A nice little diversion, I suggested to Tony. It was more than a diversion but an experience we would not have missed. We drove past the front entrance to the giant Solomon mine complex opened up in the last few years by Fortescue. Daughter Amber and her fiancé Dean were asleep in there after working night shift.
After a jolting 30km ride we crossed the Tom Price-Dampier iron ore rail line and rattled another 12km towards Mt Sheila. White paint daubed on a green drum helpfully pointed the way at a Y junction.
Pilbara scenery of growing grandeur rose on each side until we came to the only sign we have ever seen that said 4WD vehicles only were allowed to travel on on the bitumen, as against usual warnings saying 4WDs only were allowed off the bitumen.
We were at the base of Mt Sheila, a former Telecom tower site. We looked ahead and had a bit of an OMG moment. The 2km narrow bitumen track ran up the mountain at an angle of about 30 degrees. Isabel climbed like she had never climbed before, mastering a couple of high-grade potholes before we reached the top and had a succession of OMG moments.
We felt as if we were on top of the Pilbara. Around 360 degrees magnificent landscapes fell away to the horizon. A few tiny dust clouds and a scraped mountain side showed where mines were being worked. Again I had that ethereal sense of something about the Pilbara that laces tendrils into your soul, a timeless raw grandeur both forbidding and fascinating.
My spiritual flirtation was punctured by the last OMG moment (not counting all those on the downward trip). Isabel had her first puncture. It transpired that a tiny sliver of something sharp had slipped through the treads in a million to one chance but it put paid to further musings about spending the evening on Mt Sheila so we could watch the lights of the mines dotted below.
Hamersley Gorge awaited and, despite a ho-hum report on-line, we found it to be the gem of the Karajini gorges. Waterfalls splashed into tranquil pools – perfect for swimming and one forming a spa pool – and flowed down many-hued flat rocks into a larger pool and then slipped through a canyon.
Hamersley Gorge is small compared with others but more easily accessible. It is entrancing and exceptional for its cliffs, sliced through layers of multi-coloured rock forced into wave formations by some molten upheaval a few billion years ago.
We camped nearby and in the morning took up the offer to have coffee at Solomon. Weary but still cheery after a 12-hour night shift, Amber and Dean delivered coffee – including a hitherto-untasted crème brulee coffee side order that was a bit of an OMG moment in itself.
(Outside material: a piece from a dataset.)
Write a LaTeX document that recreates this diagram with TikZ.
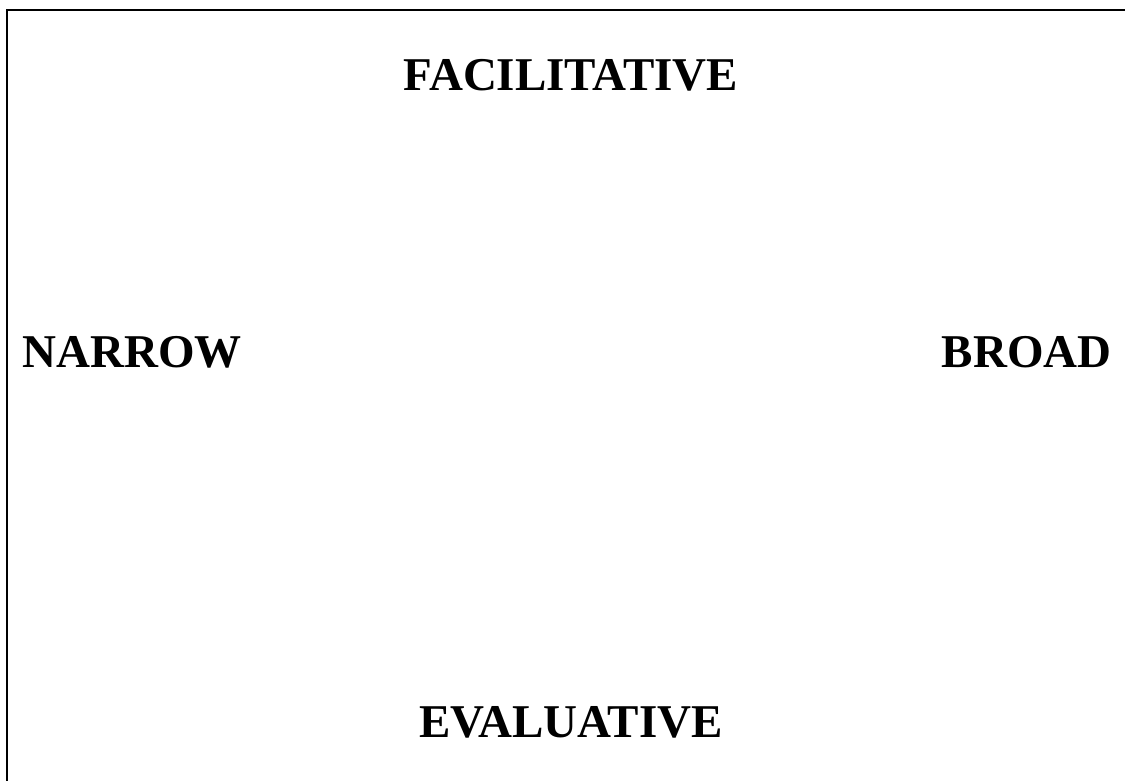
\documentclass[tikz,border=0pt]{standalone}
\usepackage{fontspec}
\setmainfont{Liberation Serif}
\usepackage{tikz}
\usetikzlibrary{positioning}

\begin{document}
\begin{tikzpicture}[x=1pt,y=-1pt,semithick]
	\tikzstyle{lbl}=[inner sep=0pt, font=\fontsize{47}{56}\selectfont\bfseries]
	\useasboundingbox (0,0) rectangle (1125,781);
	\coordinate (TL) at (7,10);
	\coordinate (TR) at (1125,10);
	\coordinate (BL) at (7,781);
	\draw[line width=2pt] (TR) -- (TL) -- (BL);
	\node[lbl, anchor=base] (F) at (571,91) {FACILITATIVE};
	\node[lbl, anchor=base west] (N) at (22,367) {NARROW};
	\node[lbl, anchor=base east] (B) at (1112,367) {BROAD};
	\node[lbl, anchor=base] (E) at (571,737) {EVALUATIVE};
\end{tikzpicture}
\end{document}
The rising sun slapped extra tonings of brilliance into the reds of the landscape.
We surveyed the resort-style two-tier accommodation at Kanji camp. It’s a far cry from the dongas and converted containers where miners often bunk down but with more than 1100 workers on site it is already overflowing. The former camp is being opened up as the operational crews continue to expand.
Fortescue’s Solomon complex has four discrete mines and is destined to become one of the biggest mining operations in Western Australia. Fortescue’s Chichester Hub of Cloudbreak and Christmas Creek already rails out 90 million tonnes of ore a year to waiting ships.
Gina Rinehart’s new Roy Hill venture has identified prospects of 2.4 billion tonnes and will funnel 55 million tonnes a year into Port Hedland over 20 years from next September.
In comparison, Solomon is ramping up with 2.8 billion tonnes right to go and a total of 5 billion tonnes as identified prospects – twice that of Gina’s Roy Hill.
The boom of opening up mines might be easing but in the operational phase mining in Australia is stabilising at levels that are still almost incomprehensible.
Regretfully we said our goodbyes. We would have liked more time to camp up on Sheila and tour the Solomon workings but we had to join dozens of trains more than 2km long and head back to Port Hedland.